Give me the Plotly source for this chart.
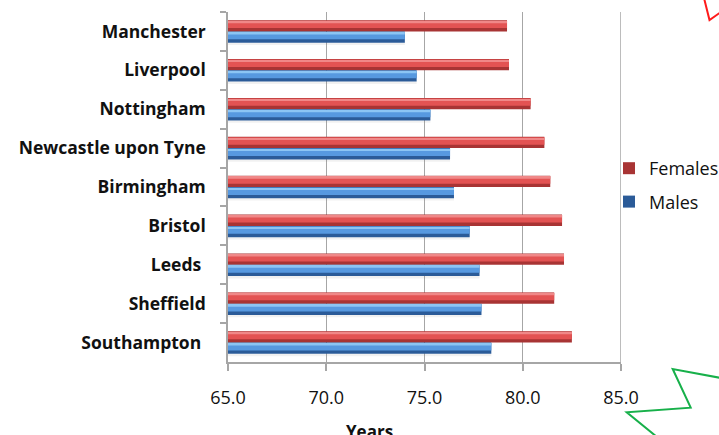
import plotly.graph_objects as go

# Life expectancy at birth by city (years)
cities = ["Manchester", "Liverpool", "Nottingham", "Newcastle upon Tyne",
          "Birmingham", "Bristol", "Leeds\u00a0", "Sheffield", "Southampton\u00a0"]
females = [79.2, 79.3, 80.4, 81.1, 81.4, 82.0, 82.1, 81.6, 82.5]
males = [74.0, 74.6, 75.3, 76.3, 76.5, 77.3, 77.8, 77.9, 78.4]
x_ticks = [65, 70, 75, 80, 85]
x_tick_labels = ["65.0", "70.0", "75.0", "80.0", "85.0"]

W, H = 719, 435
L, R, T, B = 228, 98, 12, 73
PW, PH = W - L - R, H - T - B


def px(x, y):
    """Pixel position on the page -> paper coordinates."""
    return (x - L) / PW, (H - B - y) / PH


fig = go.Figure()

BAR = 0.29  # thickness of one bar, in category units


def bevel_bar(name, values, top, colors, legend):
    """Draw a bar as stacked bands so it reads as a rounded, lit bar."""
    dark, mid, light = colors
    bands = [
        (top, BAR, dark),
        (top + 0.012, BAR * 0.66, mid),
        (top + 0.03, BAR * 0.16, light),
    ]
    for i, (off, w, c) in enumerate(bands):
        fig.add_trace(go.Bar(
            y=cities, x=values, base=65, orientation="h",
            offset=off, width=w,
            marker=dict(color=c, line=dict(width=0)),
            name=name, legendgroup=name,
            showlegend=(legend and i == 0),
            hoverinfo="skip" if i else None,
        ))


# soft shadow under each male bar
fig.add_trace(go.Bar(
    y=cities, x=[v - 65 for v in males], base=65, orientation="h",
    offset=BAR, width=0.06,
    marker=dict(color="rgba(120,120,120,0.10)", line=dict(width=0)),
    showlegend=False, hoverinfo="skip",
))

bevel_bar("Females", [v - 65 for v in females], -BAR,
          ("#a83434", "#e35353", "#f08888"), True)
bevel_bar("Males", [v - 65 for v in males], 0.0,
          ("#2b5b98", "#5799e0", "#8cc5f4"), True)

shapes = [
    # right-hand edge of the plot area
    dict(type="line", xref="x", yref="paper", x0=85, x1=85, y0=0, y1=1,
         line=dict(color="#a6a6a6", width=1.5)),
]

# red stroke at the top right corner
rx = [px(704, -2), px(709.5, 20), px(721, 12)]
shapes.append(dict(
    type="path", xref="paper", yref="paper",
    path="M {} {} L {} {} L {} {}".format(*[c for p in rx for c in p]),
    line=dict(color="#ff1a1a", width=2),
))
# green stroke at the bottom right corner
gx = [px(721, 378), px(672.7, 369), px(690.7, 407.7), px(626.7, 412.3), px(657, 437)]
shapes.append(dict(
    type="path", xref="paper", yref="paper",
    path="M {} {} L {} {} L {} {} L {} {} L {} {}".format(*[c for p in gx for c in p]),
    line=dict(color="#17b04a", width=2),
))

yx, yy = px(369, 418)
fig.update_layout(
    width=W, height=H,
    margin=dict(l=L, r=R, t=T, b=B, pad=0, autoexpand=False),
    paper_bgcolor="white", plot_bgcolor="white",
    barmode="overlay",
    font=dict(family="Open Sans, Lato, sans-serif", color="#111111"),
    showlegend=True,
    legend=dict(
        x=px(609, 0)[0], y=px(0, 150)[1], xanchor="left", yanchor="top",
        font=dict(size=18, color="#111111"),
        tracegroupgap=7, itemwidth=30,
        bgcolor="rgba(0,0,0,0)",
    ),
    xaxis=dict(
        range=[65, 85], tickmode="array", tickvals=x_ticks, ticktext=x_tick_labels,
        showgrid=True, gridcolor="#a6a6a6", gridwidth=1,
        showline=True, linecolor="#a6a6a6", linewidth=1.5,
        ticks="outside", ticklen=7, tickcolor="#a6a6a6", tickwidth=1.5,
        tickfont=dict(size=18, color="#111111"),
        ticklabelstandoff=12, zeroline=False, fixedrange=True,
    ),
    yaxis=dict(
        type="category", range=[8.5, -0.5],
        showgrid=False, showline=True, linecolor="#a6a6a6", linewidth=1.5,
        ticks="outside", ticklen=6, tickcolor="#a6a6a6", tickwidth=1.5,
        tickson="boundaries",
        tickfont=dict(size=17.5, color="#111111", weight="bold"),
        ticklabelstandoff=17, fixedrange=True,
    ),
    shapes=shapes,
    annotations=[dict(
        text="<b>Years</b>", xref="paper", yref="paper", x=yx, y=yy,
        xanchor="center", yanchor="top", showarrow=False,
        font=dict(size=17, color="#111111"),
    )],
)

fig.write_html("out.html")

:::::

Repeat the lines exactly as they stand, from the opening line of the data through the line with "import plotly.graph_objects as go". Pictures stay out of the copy.

*OUTPUT*
Give me the Plotly source for this chart.
import plotly.graph_objects as go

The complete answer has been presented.